La semana pasada coincidieron en fecha dos tradiciones religiosas cuyo origen se encuentra en el hoy conocido como Antiguo Medio Oriente: el Pesaj para los judíos y la Semana Santa para los cristianos.
Ambas se instalaron en una celebración religiosa más antigua relacionada con la llegada de la primavera y la recolección de las primeras cosechas. En efecto, para las tradiciones previas a la aparición del judaísmo, el conocimiento de los cambios de estación permitió al ser humano el dominio del ciclo agrícola y determinó el modelo mitológico de las grandes figuras divinas garantes de la supervivencia humana.
Este primer dato, descubierto por la observación del ciclo agrario, en donde una semilla muere y al hacerlo genera una nueva planta con frutos abundantes, permitió trasladarlo a la comprensión de la vida humana para dar sentido y dirección a la existencia.
Así, en el judaísmo se vinculó esta celebración agrícola con el Pesaj, es decir, al recuerdo de la liberación de la esclavitud de que el “Pueblo Elegido” sufrió en tierra extranjera para ser guiado hacia la Tierra Prometida, en donde pudo vivir a plenitud la relación con su Dios Yahvé; para los cristianos, representó la memoria de la última semana de vida de Jesús que incluyó sus acciones, instrucciones póstumas, pasión, muerte y resurrección.
En el judaísmo, la plenitud de la relación con Yahvé se logra cumpliendo la Ley expuesta en los cuatro últimos libros de la Torá (Pentateuco); para el cristianismo, implica el seguimiento de Jesús, es decir, adentrarse en el conocimiento de la opción de vida que propone, basada en el amor y el servicio.

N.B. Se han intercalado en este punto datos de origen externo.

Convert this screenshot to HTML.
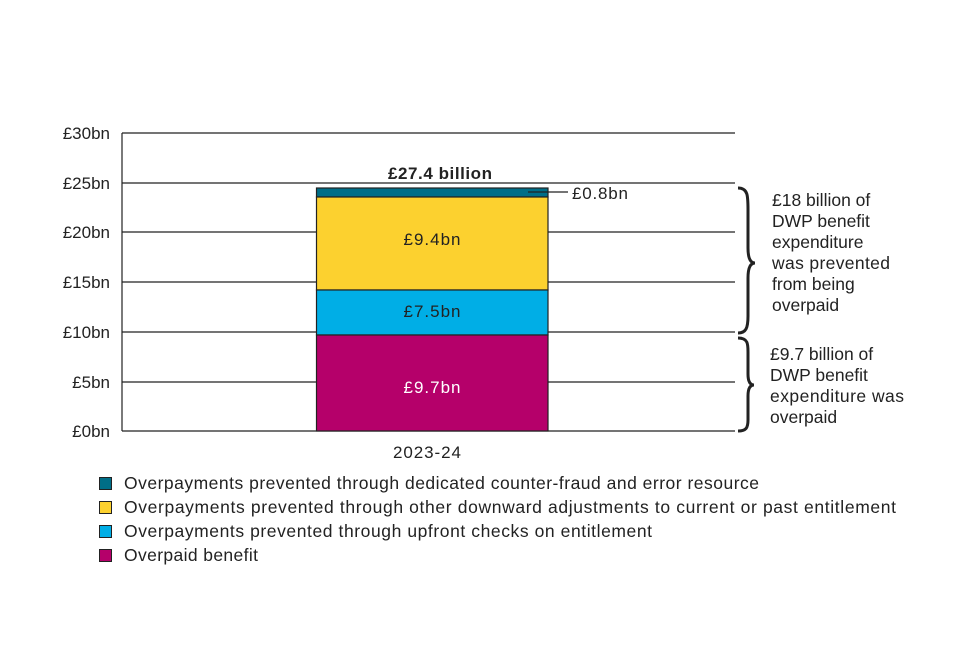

Ambas tradiciones marcan una importante guía fundamental en el crecimiento espiritual: la liberación de comportamientos que limitan, atan y esclavizan a los cuales todos los seres humanos nos sometemos como revela el judaísmo; o morir el ser humano caduco para renacer en una persona renovada, iluminada por la luz del viviente como propone el cristianismo.
Al margen de los detalles confesionales y simbólicos que ambas tradiciones reflejan, en lo profundo se encuentra un mismo evento altamente significativo para la realidad humana: hombres y mujeres somos seres perfectibles, en proceso, con la posibilidad ideal de tender hacia el crecimiento que capacita para enfrentar mejor el reto de la existencia y que vincula con mayor solidez a la comunidad.
Así, estas enseñanzas se suman a tantas otras que buscan generar personas cada vez más armoniosas, pacíficas, adaptables, felices y comprometidas con su propia historia y con la existencia justa, equitativa y solidaria de su comunidad y del entorno.
Efectivamente, la sabiduría subyacente, que es posible conocer, comprender, admirar y poner en práctica por medio de diferentes tradiciones filosóficas, religiosas o espirituales, mantiene en el fondo el mismo principio: un movimiento que impulsa a más y mejor individual y comunitariamente. Una comprensión que con el paso de los siglos se profundiza, se resignifica, se adapta, se complementa. Un entendimiento que permite la ampliación de la consciencia personal y comunitaria, que promueve una mejor relación con el medio ambiente y una humanidad más humana.